PROVIDED MATERIAL:
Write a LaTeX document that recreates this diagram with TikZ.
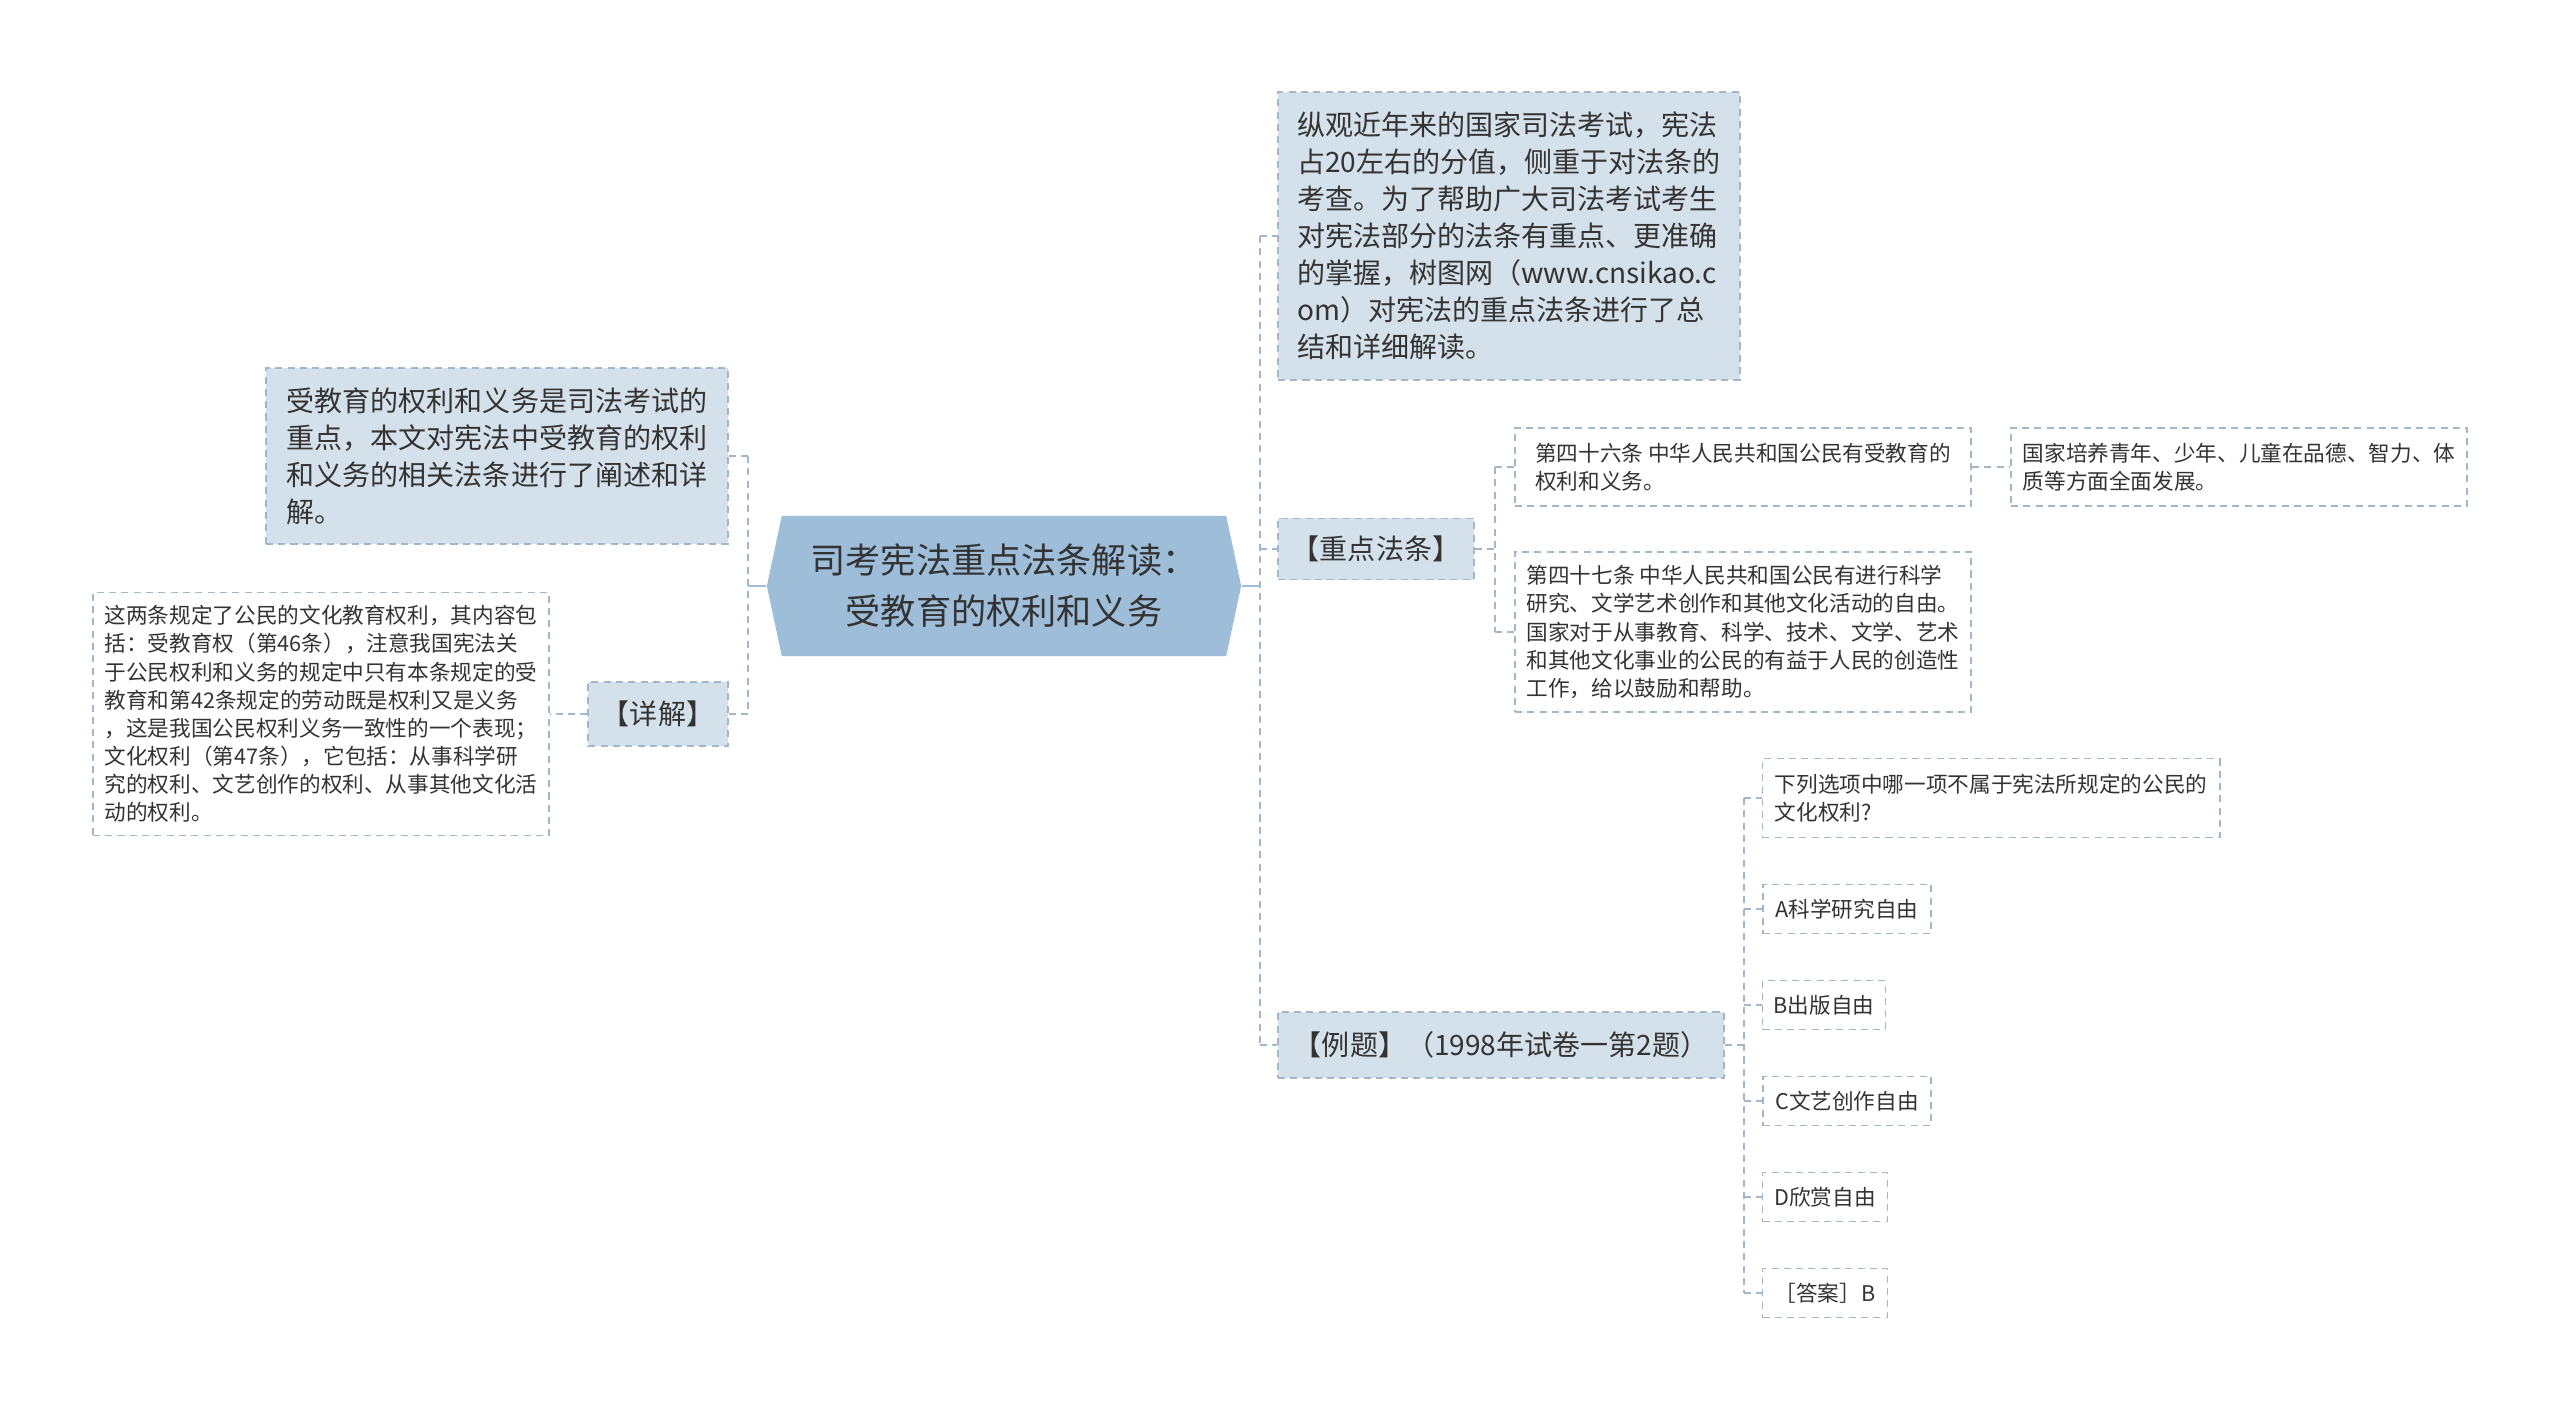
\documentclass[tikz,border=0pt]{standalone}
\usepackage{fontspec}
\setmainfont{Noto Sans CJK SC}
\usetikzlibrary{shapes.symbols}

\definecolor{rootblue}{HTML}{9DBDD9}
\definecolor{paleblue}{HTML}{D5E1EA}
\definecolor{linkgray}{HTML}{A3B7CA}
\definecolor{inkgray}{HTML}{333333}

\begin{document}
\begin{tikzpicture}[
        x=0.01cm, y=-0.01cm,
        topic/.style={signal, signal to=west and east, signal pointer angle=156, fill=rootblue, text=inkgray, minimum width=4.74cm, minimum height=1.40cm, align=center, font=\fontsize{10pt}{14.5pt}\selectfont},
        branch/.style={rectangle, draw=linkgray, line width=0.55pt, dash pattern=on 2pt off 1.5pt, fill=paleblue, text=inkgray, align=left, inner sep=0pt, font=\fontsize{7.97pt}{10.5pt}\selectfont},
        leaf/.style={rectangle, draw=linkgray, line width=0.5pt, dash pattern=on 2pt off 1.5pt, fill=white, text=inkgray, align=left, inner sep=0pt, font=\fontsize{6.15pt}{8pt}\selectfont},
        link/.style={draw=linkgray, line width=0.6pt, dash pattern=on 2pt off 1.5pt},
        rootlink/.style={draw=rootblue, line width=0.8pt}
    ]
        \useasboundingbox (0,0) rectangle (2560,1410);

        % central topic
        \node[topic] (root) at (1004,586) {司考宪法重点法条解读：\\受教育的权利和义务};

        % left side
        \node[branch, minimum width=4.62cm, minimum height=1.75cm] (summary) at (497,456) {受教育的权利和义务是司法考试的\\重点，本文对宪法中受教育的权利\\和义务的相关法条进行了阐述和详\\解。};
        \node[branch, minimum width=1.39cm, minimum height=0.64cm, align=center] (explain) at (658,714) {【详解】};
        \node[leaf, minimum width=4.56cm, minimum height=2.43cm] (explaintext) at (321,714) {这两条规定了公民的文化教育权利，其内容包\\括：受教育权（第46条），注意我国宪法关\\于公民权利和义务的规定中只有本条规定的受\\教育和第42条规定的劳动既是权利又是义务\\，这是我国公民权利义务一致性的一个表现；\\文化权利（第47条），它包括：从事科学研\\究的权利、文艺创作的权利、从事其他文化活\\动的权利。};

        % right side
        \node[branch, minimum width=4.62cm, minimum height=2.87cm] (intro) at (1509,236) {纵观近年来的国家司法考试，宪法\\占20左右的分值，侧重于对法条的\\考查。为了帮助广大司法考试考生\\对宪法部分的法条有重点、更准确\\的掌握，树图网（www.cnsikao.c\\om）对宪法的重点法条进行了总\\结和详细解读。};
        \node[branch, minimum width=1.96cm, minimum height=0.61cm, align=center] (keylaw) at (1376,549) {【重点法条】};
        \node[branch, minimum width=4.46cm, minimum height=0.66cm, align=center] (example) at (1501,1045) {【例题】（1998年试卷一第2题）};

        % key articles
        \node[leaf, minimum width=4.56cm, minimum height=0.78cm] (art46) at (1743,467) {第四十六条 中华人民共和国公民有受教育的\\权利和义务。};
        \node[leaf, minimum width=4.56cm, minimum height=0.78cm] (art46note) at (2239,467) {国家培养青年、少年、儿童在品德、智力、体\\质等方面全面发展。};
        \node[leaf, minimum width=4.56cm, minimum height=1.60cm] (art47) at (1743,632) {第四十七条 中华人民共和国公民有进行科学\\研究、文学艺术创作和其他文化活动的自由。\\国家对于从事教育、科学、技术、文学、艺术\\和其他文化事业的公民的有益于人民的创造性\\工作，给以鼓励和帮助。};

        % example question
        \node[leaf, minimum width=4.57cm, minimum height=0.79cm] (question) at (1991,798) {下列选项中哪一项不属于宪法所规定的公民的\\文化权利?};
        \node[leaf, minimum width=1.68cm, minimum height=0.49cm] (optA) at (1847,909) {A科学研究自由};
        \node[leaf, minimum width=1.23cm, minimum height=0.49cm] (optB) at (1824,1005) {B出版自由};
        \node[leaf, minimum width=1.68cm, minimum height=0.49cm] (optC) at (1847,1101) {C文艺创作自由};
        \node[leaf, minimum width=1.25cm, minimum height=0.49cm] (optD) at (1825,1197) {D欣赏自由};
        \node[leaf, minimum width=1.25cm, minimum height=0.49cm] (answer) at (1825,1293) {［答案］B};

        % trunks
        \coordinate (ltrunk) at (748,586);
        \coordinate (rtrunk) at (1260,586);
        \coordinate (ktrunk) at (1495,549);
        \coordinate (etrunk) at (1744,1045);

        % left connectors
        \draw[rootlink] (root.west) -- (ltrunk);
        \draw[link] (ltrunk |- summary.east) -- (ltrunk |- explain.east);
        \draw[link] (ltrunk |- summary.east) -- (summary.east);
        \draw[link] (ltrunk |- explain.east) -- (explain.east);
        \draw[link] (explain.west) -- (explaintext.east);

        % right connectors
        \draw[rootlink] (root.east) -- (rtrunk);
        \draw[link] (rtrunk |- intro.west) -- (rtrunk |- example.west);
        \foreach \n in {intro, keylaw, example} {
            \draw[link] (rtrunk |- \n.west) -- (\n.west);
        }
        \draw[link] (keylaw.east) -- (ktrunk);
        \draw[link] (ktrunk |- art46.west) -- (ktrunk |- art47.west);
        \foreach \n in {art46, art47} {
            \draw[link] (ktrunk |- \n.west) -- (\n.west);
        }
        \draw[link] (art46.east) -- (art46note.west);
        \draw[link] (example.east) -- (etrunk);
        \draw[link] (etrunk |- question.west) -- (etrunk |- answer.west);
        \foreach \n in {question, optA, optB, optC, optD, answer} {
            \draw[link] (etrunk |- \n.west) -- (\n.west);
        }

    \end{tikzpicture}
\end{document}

SET TASK: Repeat the listing above from its first line through the line that contains "(root) at (1004,586)", both included, and nothing more. Drop the pictures.

ANSWER:
Write a LaTeX document that recreates this diagram with TikZ.
\documentclass[tikz,border=0pt]{standalone}
\usepackage{fontspec}
\setmainfont{Noto Sans CJK SC}
\usetikzlibrary{shapes.symbols}

\definecolor{rootblue}{HTML}{9DBDD9}
\definecolor{paleblue}{HTML}{D5E1EA}
\definecolor{linkgray}{HTML}{A3B7CA}
\definecolor{inkgray}{HTML}{333333}

\begin{document}
\begin{tikzpicture}[
        x=0.01cm, y=-0.01cm,
        topic/.style={signal, signal to=west and east, signal pointer angle=156, fill=rootblue, text=inkgray, minimum width=4.74cm, minimum height=1.40cm, align=center, font=\fontsize{10pt}{14.5pt}\selectfont},
        branch/.style={rectangle, draw=linkgray, line width=0.55pt, dash pattern=on 2pt off 1.5pt, fill=paleblue, text=inkgray, align=left, inner sep=0pt, font=\fontsize{7.97pt}{10.5pt}\selectfont},
        leaf/.style={rectangle, draw=linkgray, line width=0.5pt, dash pattern=on 2pt off 1.5pt, fill=white, text=inkgray, align=left, inner sep=0pt, font=\fontsize{6.15pt}{8pt}\selectfont},
        link/.style={draw=linkgray, line width=0.6pt, dash pattern=on 2pt off 1.5pt},
        rootlink/.style={draw=rootblue, line width=0.8pt}
    ]
        \useasboundingbox (0,0) rectangle (2560,1410);

        % central topic
        \node[topic] (root) at (1004,586) {司考宪法重点法条解读：\\受教育的权利和义务};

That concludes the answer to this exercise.